▶ Short exercise: Pictures stay out. Extract the lines below from the first one through the line with "color=barColor, label='Battery', zorder=3)", both included.

▶ Collected material:

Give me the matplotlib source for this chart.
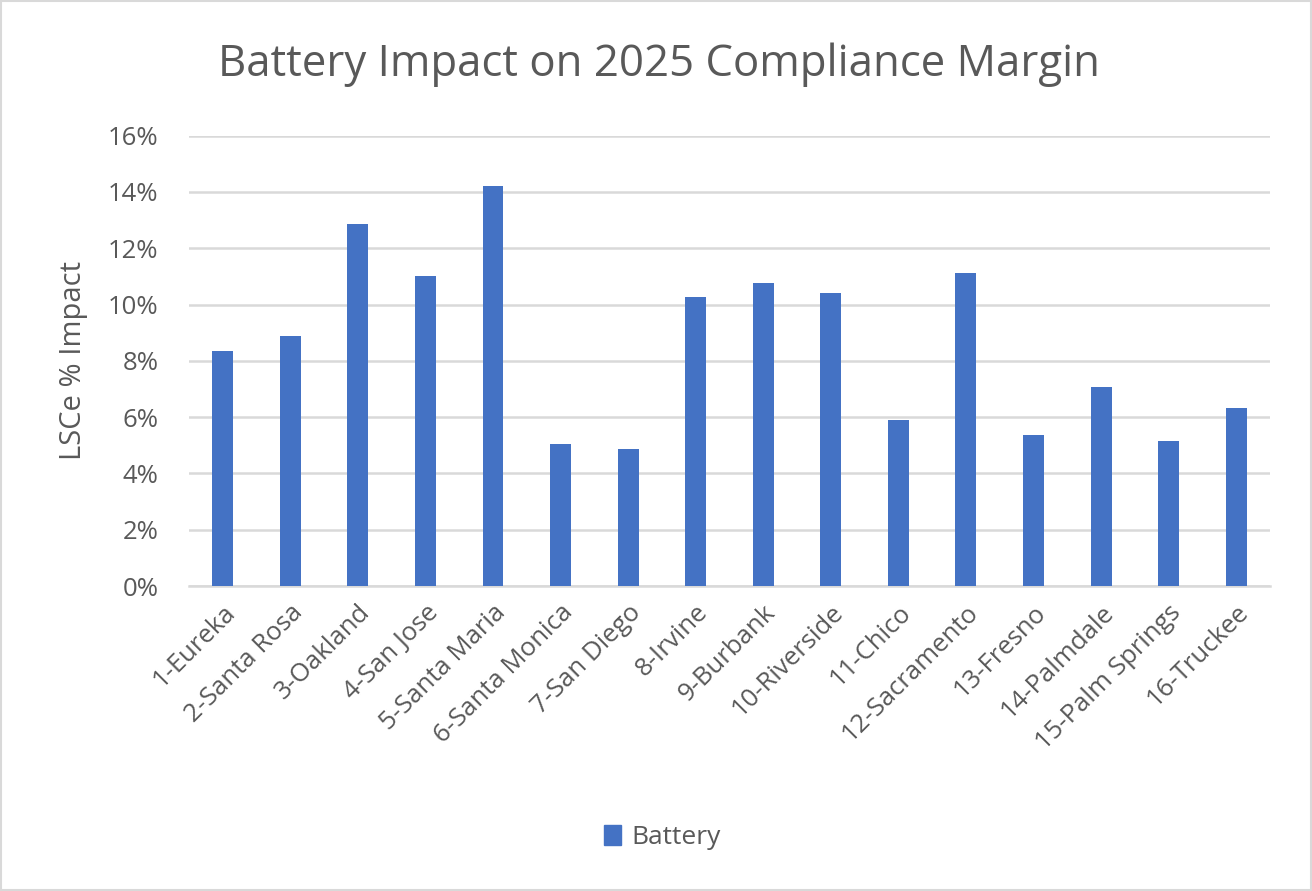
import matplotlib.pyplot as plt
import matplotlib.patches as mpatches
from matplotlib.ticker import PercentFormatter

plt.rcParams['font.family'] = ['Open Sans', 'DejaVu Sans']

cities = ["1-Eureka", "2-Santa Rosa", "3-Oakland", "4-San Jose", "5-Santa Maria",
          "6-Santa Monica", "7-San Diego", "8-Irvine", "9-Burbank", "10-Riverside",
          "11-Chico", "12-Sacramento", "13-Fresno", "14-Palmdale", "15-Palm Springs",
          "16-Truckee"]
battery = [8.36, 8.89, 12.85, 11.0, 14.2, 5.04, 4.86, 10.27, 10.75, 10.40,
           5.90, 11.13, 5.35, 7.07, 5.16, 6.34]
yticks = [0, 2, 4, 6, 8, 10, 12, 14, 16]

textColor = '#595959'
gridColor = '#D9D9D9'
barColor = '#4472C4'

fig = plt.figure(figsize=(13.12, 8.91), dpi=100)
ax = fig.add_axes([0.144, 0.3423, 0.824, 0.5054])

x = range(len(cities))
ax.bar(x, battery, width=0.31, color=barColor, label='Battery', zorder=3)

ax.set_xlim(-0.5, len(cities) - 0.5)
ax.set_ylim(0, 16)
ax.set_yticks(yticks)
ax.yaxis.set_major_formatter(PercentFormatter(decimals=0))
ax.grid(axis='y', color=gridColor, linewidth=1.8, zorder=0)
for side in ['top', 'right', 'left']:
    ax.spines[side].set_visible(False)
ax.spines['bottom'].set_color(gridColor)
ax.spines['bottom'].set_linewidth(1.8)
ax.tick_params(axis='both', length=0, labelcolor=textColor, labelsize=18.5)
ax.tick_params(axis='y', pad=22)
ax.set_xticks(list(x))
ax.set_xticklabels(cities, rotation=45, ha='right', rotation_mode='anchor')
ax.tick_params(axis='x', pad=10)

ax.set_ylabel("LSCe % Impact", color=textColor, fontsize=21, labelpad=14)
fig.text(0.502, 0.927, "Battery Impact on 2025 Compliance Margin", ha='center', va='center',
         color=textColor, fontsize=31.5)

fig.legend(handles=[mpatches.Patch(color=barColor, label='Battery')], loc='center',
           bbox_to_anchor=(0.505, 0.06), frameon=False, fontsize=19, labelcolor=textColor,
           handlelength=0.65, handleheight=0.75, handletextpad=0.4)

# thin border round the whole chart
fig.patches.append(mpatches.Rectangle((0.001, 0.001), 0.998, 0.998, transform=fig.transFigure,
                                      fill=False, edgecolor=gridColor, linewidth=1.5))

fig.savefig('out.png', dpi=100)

▶ Full answer:
Give me the matplotlib source for this chart.
import matplotlib.pyplot as plt
import matplotlib.patches as mpatches
from matplotlib.ticker import PercentFormatter

plt.rcParams['font.family'] = ['Open Sans', 'DejaVu Sans']

cities = ["1-Eureka", "2-Santa Rosa", "3-Oakland", "4-San Jose", "5-Santa Maria",
          "6-Santa Monica", "7-San Diego", "8-Irvine", "9-Burbank", "10-Riverside",
          "11-Chico", "12-Sacramento", "13-Fresno", "14-Palmdale", "15-Palm Springs",
          "16-Truckee"]
battery = [8.36, 8.89, 12.85, 11.0, 14.2, 5.04, 4.86, 10.27, 10.75, 10.40,
           5.90, 11.13, 5.35, 7.07, 5.16, 6.34]
yticks = [0, 2, 4, 6, 8, 10, 12, 14, 16]

textColor = '#595959'
gridColor = '#D9D9D9'
barColor = '#4472C4'

fig = plt.figure(figsize=(13.12, 8.91), dpi=100)
ax = fig.add_axes([0.144, 0.3423, 0.824, 0.5054])

x = range(len(cities))
ax.bar(x, battery, width=0.31, color=barColor, label='Battery', zorder=3)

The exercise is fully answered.